Hace más de veinte años que fumo pero nunca dejé de respetar, sin necesidad de ordenanzas municipales, el derecho de los no fumadores. Por razones de simple educación suelo evitar hacerlo en lugares públicos cerrados y siempre pido permiso en casas o vehículos ajenos, aceptando de buen grado una eventual respuesta negativa. Sin embargo, últimamente me siento objeto de una especie de caza de brujas emprendida por los nuevos adalides del aire puro, envalentonados por la reciente legislación al respecto.
Anoche asistí a un concierto en homenaje a Mozart (al margen: un programa excelente, un sonido impecable para ser al aire libre y espectaculares los fuegos de artificio del final) que reunió, según los organizadores, a 140.000 personas. Yo no sé si fuimos tantos pero sin duda éramos una multitud. A la hora de desconcentrarse, por lo tanto, una enorme caravana de peatones se encaminó en dirección a Puente Pacífico. Mi mujer y yo picamos en punta y llegamos a instalarnos con comodidad en una de las pizzerías de la zona. Inmediatamente comenzó a llegar gente que superaba en mucho la capacidad del local, quedándose de pie en la puerta y esperando que se desocuparan las mesas. Después de comer la pizza salí a fumar un cigarrillo a la vereda, como se prescribe, para regresar luego a terminar mi cerveza. Durante ese par de minutos en que estuve afuera observando esas caras de ansiedad acechante, y conociendo la idiosincrasia del porteño, imaginé la situación que se habría presentado si yo hubiera estado cenando solo en lugar de acompañado por mi mujer, que permaneció sentada. Si mi mesa no era directamente invadida, estoy seguro de que al menos habría tenido que mantener una agria discusión para conservarla. También pensé que en ese caso, por sencillas razones económicas, el personal habría tomado partido por quien podía irse sin consumir y contra mí, que ya había realizado mi pedido. Con los astros alineados a mi favor tal vez me invitaran a tomar la media botella restante en la barra, encaramado a un taburete cerca del baño. Si consideramos que nadie se atrevería a cursarle semejante invitación al resto de los comensales que se encontraban en mis mismas condiciones (comida terminada pero bebida pendiente) que no hubieran abandonado la mesa para irse a fumar, hablaríamos de un caso de simple y llana discriminación. Claro que nada de eso ocurrió porque yo estaba acompañado, así que todo se reduce a mi imaginación: Soy un paranoico.
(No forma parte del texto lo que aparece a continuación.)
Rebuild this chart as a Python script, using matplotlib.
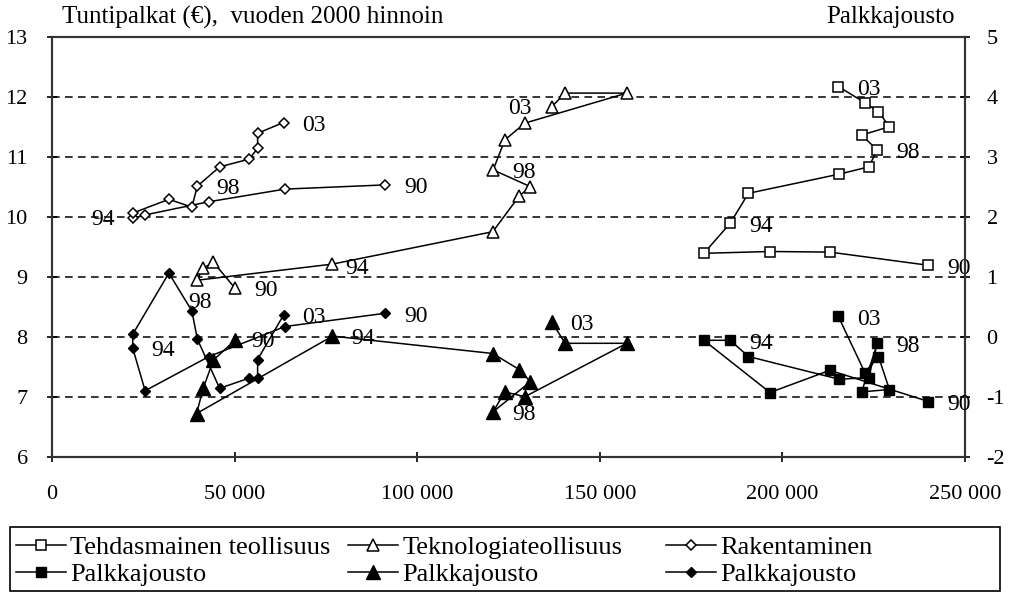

En otro orden de cosas pero relacionado con la misma reglamentación restrictiva, en mi trabajo se estableció un patio interior, casualmente contiguo a mi oficina, como único lugar de la empresa donde está permitido fumar. Tras la instalación de algunos ceniceros y coloridos carteles indicadores comenzó a darse un proceso que aún continúa: Al patio en cuestión, otrora completamente desierto, acude cada día mayor cantidad de no fumadores para tomarse un recreo, charlar y pasar el rato. En la actualidad es común que, entre la gente que encuentro al salir, como mínimo la mitad sea no fumadora. Por supuesto, por un fenómeno más social que matemático, la relación cantidad de gente / cantidad de ruido no aumenta en progresión aritmética sino geométrica. En ocasiones ya se me ha hecho difícil hablar por teléfono desde mi escritorio debido al bullicio reinante pared de por medio. Como no nací ayer y hace diez años que conozco los procedimientos de la empresa, estoy esperando que en cualquier momento nos sea comunicado que no está permitido fumar en ningún lugar del inmueble, tampoco en ese patio (en realidad, mucho menos en ese patio). Si consideramos que de esa forma se estaría recortando la libertad de los fumadores como consecuencia de acontecimientos no provocados por ellos, hablaríamos de un caso de simple y llana discriminación. Claro que eso todavía no ocurrió, así que todo se reduce a mi imaginación: Soy un paranoico.
Yo fumo pero respeto a los no fumadores. Me gusta la cerveza pero respeto a los abstemios. Disfruto del sexo pero respetaría a los célibes... si conociera a alguno. El problema es que el respeto es un tema encuadrado dentro de la educación y las buenas costumbres sobre el cual es imposible legislar, y cuando se insiste en legislar sobre esos temas las circunstanciales mayorías, no necesariamente educadas ni bien acostumbradas, suelen pisotear los derechos civiles de las minorías.